What they do is simple on paper. Fast. Loud. Short. Grindcore stripped to the function: maximum damage, minimum runtime, zero apology. But the execution is what separates a grind band that makes you nod from one that makes you want to flip a table in a convenience store at 2 a.m. Shudan are firmly in the second camp.

The guitar tone sits in that perfect zone — not so trebly it sounds thin, not so sludgy it loses the attack. There’s actual weight behind each riff, which matters more in this genre than people admit. Grind that doesn’t hit with physical force is just fast music. Shudan hit with physical force.

Why They Stick With You

Japan has a long, serious relationship with grindcore. The country’s underground produced some of the genre’s most uncompromising work across the decades, and that history creates a kind of pressure — play in this scene and you’re implicitly in conversation with a lot of ferocious precedent. Shudan don’t seem burdened by it. The playing is too urgent for self-consciousness. Every song feels like it was recorded right before something important got interrupted.

The vocals deserve a mention. Harsh, obviously, but there’s range in the delivery that keeps the brutality from becoming wallpaper. Some moments push into a lower, almost death-metal register. Others go full high-end shriek. The variation inside what is technically a very narrow sonic space gives the songs personality — and in grind, personality is everything, because you’ve got about ninety seconds per track to make an impression before the next one starts.

And personality is exactly what was ricocheting around that Shimokitazawa venue: two distinct tribes discovering they’d shown up to worship the same thing. The metalheads knew the genre lineage; the idol fans knew every cue, every moment to surge forward. Together they made a crowd that was chaotic in a way that felt genuinely alive rather than just loud.
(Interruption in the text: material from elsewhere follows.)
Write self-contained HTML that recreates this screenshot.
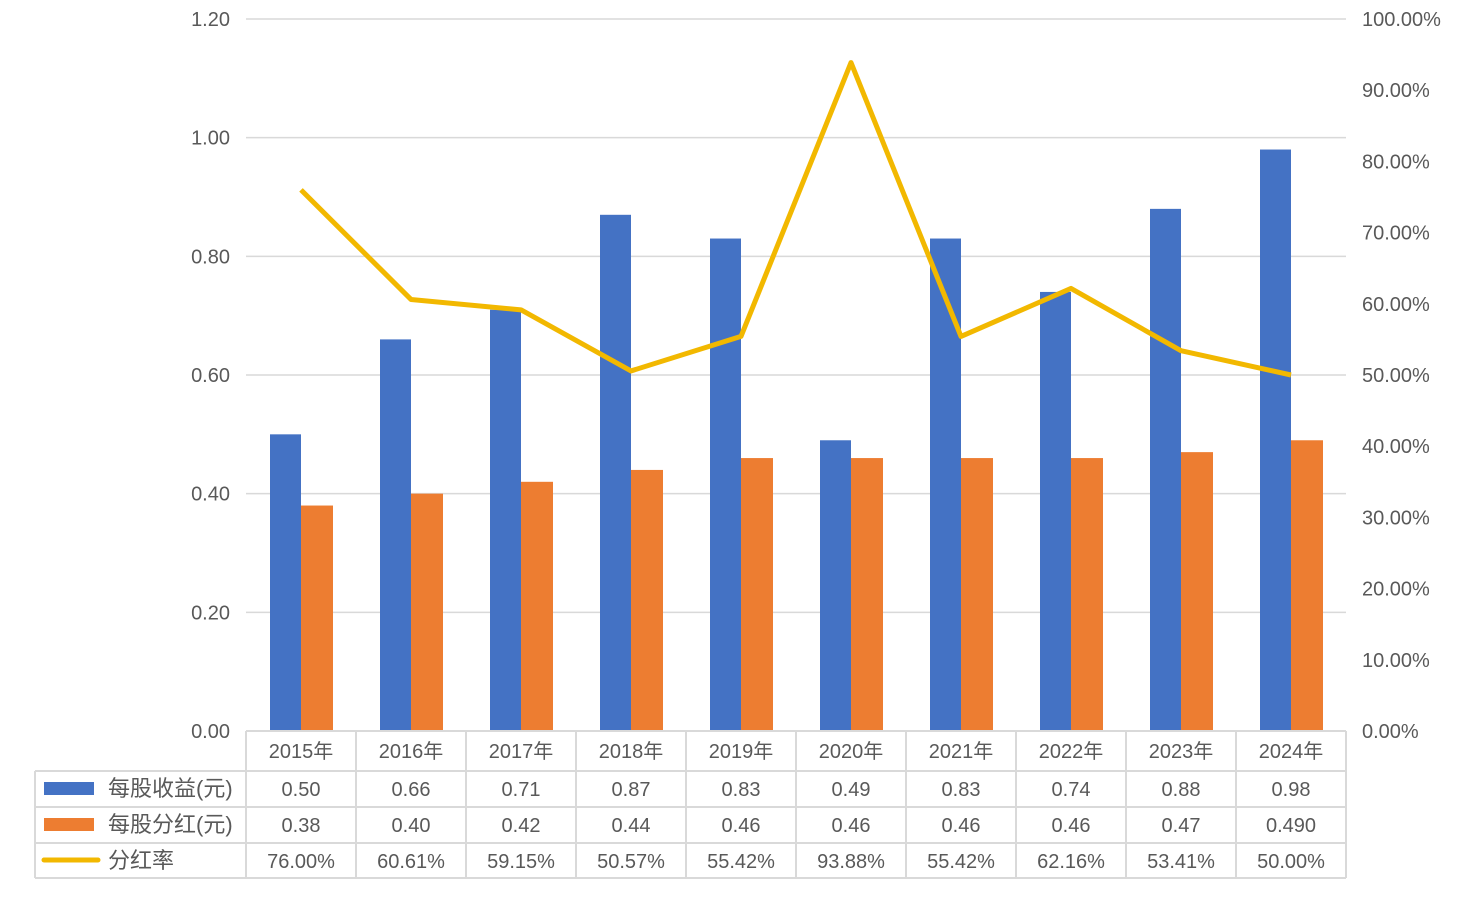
<!DOCTYPE html>
<html><head><meta charset="utf-8"><style>
body{margin:0;background:#fff;}
svg text{font-family:"Liberation Sans","Noto Sans CJK SC",sans-serif;fill:#595959;font-size:20px;}
</style></head><body>
<svg id="c" width="1462" height="902"></svg>
<script>
const categories=["2015年","2016年","2017年","2018年","2019年","2020年","2021年","2022年","2023年","2024年"];
const eps=[0.50,0.66,0.71,0.87,0.83,0.49,0.83,0.74,0.88,0.98];
const dps=[0.38,0.40,0.42,0.44,0.46,0.46,0.46,0.46,0.47,0.49];
const ratio=[76.00,60.61,59.15,50.57,55.42,93.88,55.42,62.16,53.41,50.00];
const epsLabels=["0.50","0.66","0.71","0.87","0.83","0.49","0.83","0.74","0.88","0.98"];
const dpsLabels=["0.38","0.40","0.42","0.44","0.46","0.46","0.46","0.46","0.47","0.490"];
const ratioLabels=["76.00%","60.61%","59.15%","50.57%","55.42%","93.88%","55.42%","62.16%","53.41%","50.00%"];
const leftTicks=[0,0.2,0.4,0.6,0.8,1.0,1.2];
const rightTicks=[0,10,20,30,40,50,60,70,80,90,100];
const seriesNames=["每股收益(元)","每股分红(元)","分红率"];

const NS="http://www.w3.org/2000/svg";
const svg=document.getElementById('c');
const X0=246,X1=1346,Y0=731,Y1=19;
const bw=(X1-X0)/categories.length;
const yL=v=>Y0-(v/1.2)*(Y0-Y1);
const yR=v=>Y0-(v/100)*(Y0-Y1);
const xc=i=>X0+bw*(i+0.5);
function mk(t,a,txt){const e=document.createElementNS(NS,t);for(const k in a)e.setAttribute(k,a[k]);if(txt!=null)e.textContent=txt;svg.appendChild(e);return e;}

leftTicks.forEach(v=>{
  const g=mk('line',{x1:X0,x2:X1,y1:yL(v),y2:yL(v),stroke:'#d9d9d9','stroke-width':1.5});
  
  
  const t=mk('text',{x:230,y:yL(v)+7,'text-anchor':'end'},v.toFixed(2));
  
  
});
rightTicks.forEach(v=>{
  const t=mk('text',{x:1362,y:yR(v)+7},v.toFixed(2)+'%');
  
  
});
const bwid=31;
categories.forEach((c,i)=>{
  const b=mk('rect',{x:xc(i)-bwid,y:yL(eps[i]),width:bwid,height:Y0-yL(eps[i]),fill:'#4472c4'});
  
  
  const o=mk('rect',{x:xc(i),y:yL(dps[i]),width:bwid+1,height:Y0-yL(dps[i]),fill:'#ed7d31'});
  
  
});
const pl=mk('polyline',{points:ratio.map((v,i)=>xc(i)+','+yR(v)).join(' '),fill:'none',stroke:'#f2b800','stroke-width':5,'stroke-linejoin':'round'});



const rows=[771,807,843,878];
const tc='#d9d9d9';
function ln(x1,y1,x2,y2){const l=mk('line',{x1,y1,x2,y2,stroke:tc,'stroke-width':2});}
ln(X0,Y0,X1,Y0);
rows.forEach(y=>ln(35,y,X1,y));
for(let i=0;i<=categories.length;i++)ln(X0+bw*i,Y0,X0+bw*i,878);
ln(35,771,35,878);
categories.forEach((c,i)=>{
  const t=mk('text',{x:xc(i),y:758,'text-anchor':'middle'},c);
  
  
  [[epsLabels,796],[dpsLabels,832],[ratioLabels,868]].forEach(([arr,y])=>{
    const v=mk('text',{x:xc(i),y,'text-anchor':'middle'},arr[i]);
    
    
  });
});
const k1=mk('rect',{x:44,y:782,width:50,height:13,fill:'#4472c4'});

const k2=mk('rect',{x:44,y:818,width:50,height:13,fill:'#ed7d31'});

const k3=mk('line',{x1:44,y1:860,x2:98,y2:860,stroke:'#f2b800','stroke-width':5,'stroke-linecap':'round'});

[796,832,868].forEach((y,j)=>{
  const t=mk('text',{x:108,y,style:'font-size:22px'},seriesNames[j]);
  
  
});
</script>
</body></html>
It’s the kind of thing you can’t engineer. It either happens or it doesn’t.

Structurally, the songs move with more intention than a lot of grind. There are actual transitions, actual moments of dynamic shift, even if those shifts are from “extremely fast” to “slightly slower but heavier.” It’s enough. It makes a thirty-second track feel considered rather than random. That’s harder to pull off than it sounds.

For anyone coming in from outside Japan’s extreme music world, Shudan are a good entry point precisely because they don’t require scene knowledge to hit. The music functions on a primal level first. Context enriches it — and if you ever catch them live, that context arrives fast and loud and packed into a room where the metalheads and the idol fans are already shoving each other with enormous goodwill — but you don’t need any of it to feel the impact on first listen.

Put them on at volume. That’s the whole recommendation.